Nesse aspecto, no entanto, professora e aluna entram em contradição. Para a professora Geralda, o conteúdo trazido pelo material didático é suficiente para aprendizagem. Ela alega que os materiais existentes não são escassos, pois o que existe não é bem utilizado.
É CLARO QUE, ÀS VISÕES um tanto catastróficas de nossos personagens, segue-se um olhar mais otimista. Todos acreditam que para reverter essa situação é necessário um olhar mais crítico e reflexivo da sociedade atual.
Mauro Eustáquio alerta que não somente os jovens, mas toda população brasileira precisa valorizar as próprias raízes, ter autoconfiança e lutar para “uma vida mais digna para todos”.
Geralda, mesmo com a fragilidade da juventude contemporânea, espera que os jovens de hoje como os jovens da década de 60 possam ser mais atuantes e reivindicar por seus direitos.

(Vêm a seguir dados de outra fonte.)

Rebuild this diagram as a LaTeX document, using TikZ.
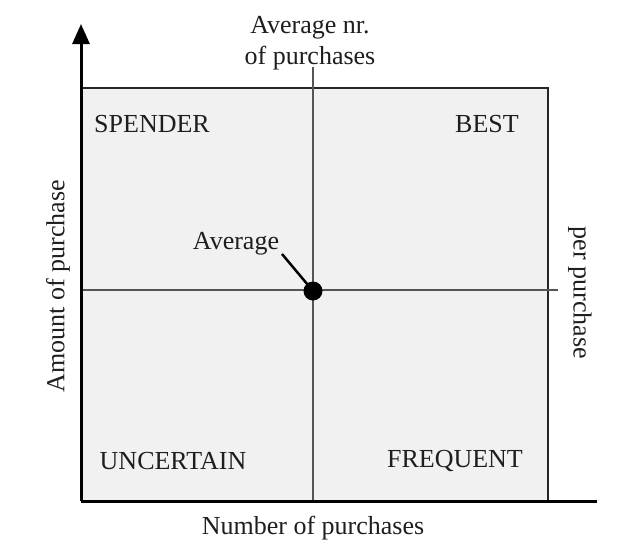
\documentclass[tikz,border=0pt]{standalone}
\usepackage{fontspec}
\setmainfont{Liberation Serif}
\usetikzlibrary{arrows.meta}
\definecolor{boxfill}{HTML}{F1F1F1}
\definecolor{inner}{HTML}{555555}
\definecolor{txt}{HTML}{1E1E1E}
\begin{document}
\begin{tikzpicture}[x=1pt,y=-1pt,
  lbl/.style={font=\fontsize{26}{31}\selectfont, text=txt, inner sep=0pt},
  axis/.style={line width=3pt, black},
  guide/.style={line width=1.3pt, inner},
  frame/.style={line width=2pt, black!85}]
\useasboundingbox (0,0) rectangle (625,550);
% box
\coordinate (bl) at (81,501);
\coordinate (tr) at (548,88);
\fill[boxfill] (bl) rectangle (tr);
\draw[frame] (81,88) -- (tr) -- (548,501);
% guides
\coordinate (vtop) at (313,67);
\coordinate (vbot) at (313,501);
\coordinate (hl) at (81,290);
\coordinate (hr) at (558,290);
\draw[guide] (vtop) -- (vbot);
\draw[guide] (hl) -- (hr);
% axes
\coordinate (ytip) at (81,24);
\coordinate (xend) at (597,501);
\draw[axis, -{Triangle[length=20pt,width=17pt]}] (bl) -- (ytip);
\draw[axis] (bl) -- (xend);
% labels
\node[lbl, align=center] (top) at (310,43) {Average nr.\\of purchases};
\node[lbl] (spender) at (152,124) {SPENDER};
\node[lbl] (best) at (487,124) {BEST};
\node[lbl] (uncertain) at (173,461) {UNCERTAIN};
\node[lbl] (frequent) at (455,461) {FREQUENT};
\node[lbl] (xlab) at (313,528) {Number of purchases};
\node[lbl, rotate=90] (ylab) at (58,286) {Amount of purchase};
\node[lbl, rotate=-90] (rlab) at (580,293) {per purchase};
% average point
\node[circle, fill=black, minimum size=19pt, inner sep=0pt] (avg) at (313,291) {};
\node[lbl] (avglbl) at (236,244) {Average};
\coordinate (avgend) at (282,254);
\draw[line width=2.5pt, black] (avgend) -- (avg.center);
\end{tikzpicture}
\end{document}
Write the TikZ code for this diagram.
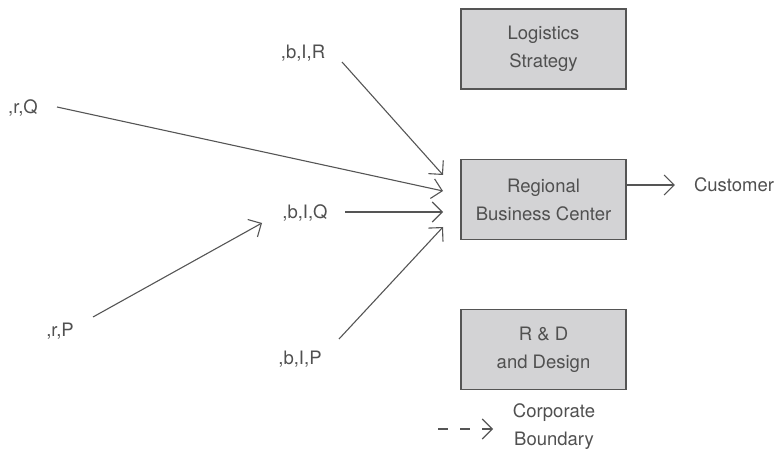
\documentclass[tikz,border=0pt]{standalone}
\usepackage{fontspec}
\setmainfont{TeX Gyre Heros}
\usetikzlibrary{arrows.meta}
\definecolor{boxfill}{RGB}{211,211,213}
\definecolor{ink}{RGB}{85,85,85}
\definecolor{txt}{RGB}{80,80,80}
\begin{document}
\begin{tikzpicture}[x=1pt,y=-1pt,
  font=\fontsize{18.5}{28}\selectfont,
  box/.style={draw=ink, fill=boxfill, line width=1.2pt, minimum width=165pt,
    minimum height=80pt, align=center, text=txt, inner sep=0pt},
  lbl/.style={text=txt, inner sep=0pt, align=center},
  arr/.style={draw=ink, line width=1.1pt, -{Straight Barb[length=10pt,width=20pt]}},
  dasharr/.style={arr, dash pattern=on 10pt off 12pt}]
\useasboundingbox (0,0) rectangle (784,454);

\node[box] (logi) at (543.5,49) {Logistics\\Strategy};
\node[box] (rbc) at (543.5,199.5) {Regional\\Business Center};
\node[box] (rd) at (543.5,349.5) {R \& D\\and Design};

\node[lbl] (rQ) at (23,108) {,r,Q};
\node[lbl] (bIR) at (303,53) {,b,I,R};
\node[lbl] (bIQ) at (305,213) {,b,I,Q};
\node[lbl] (bIP) at (300,359) {,b,I,P};
\node[lbl] (rP) at (60,331) {,r,P};
\node[lbl] (cust) at (734,185) {Customer};
\node[lbl] (legend) at (554,427) {Corporate\\Boundary};

\coordinate (sQ) at (57,107);
\coordinate (sR) at (342,62);
\coordinate (sQ2) at (345,212);
\coordinate (sP) at (339,339);
\coordinate (sRP) at (93,317);
\coordinate (tR) at (443,175);
\coordinate (tQ) at (443,191);
\coordinate (tQ2) at (443,212);
\coordinate (tP) at (443,227);
\coordinate (tRP) at (262,223);
\coordinate (dS) at (438,429);
\coordinate (dE) at (493,429);

\draw[arr] (sQ) -- (tQ);
\draw[arr] (sR) -- (tR);
\draw[arr] (sQ2) -- (tQ2);
\draw[arr] (sP) -- (tP);
\draw[arr] (sRP) -- (tRP);
\draw[arr] ([yshift=14.5pt]rbc.east) -- ([xshift=-19pt]cust.west);
\draw[dasharr] (dS) -- (dE);
\end{tikzpicture}
\end{document}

Stefanie dá uma dica para juventude, principalmente para os estudantes: “Os alunos precisam entender que a política, principalmente, a política para a juventude é algo super importante tanto para formação escolar e acadêmica, quanto lá fora na vida, pois tudo depende da política”. E finaliza: “O interesse pela busca de uma sociedade mais justa está agonizando, mas ainda se encontram jovens que querem fazer a diferença. Que querem mudar a rua onde mora, o bairro e até mesmo a escola. São poucos, mas ainda existem”.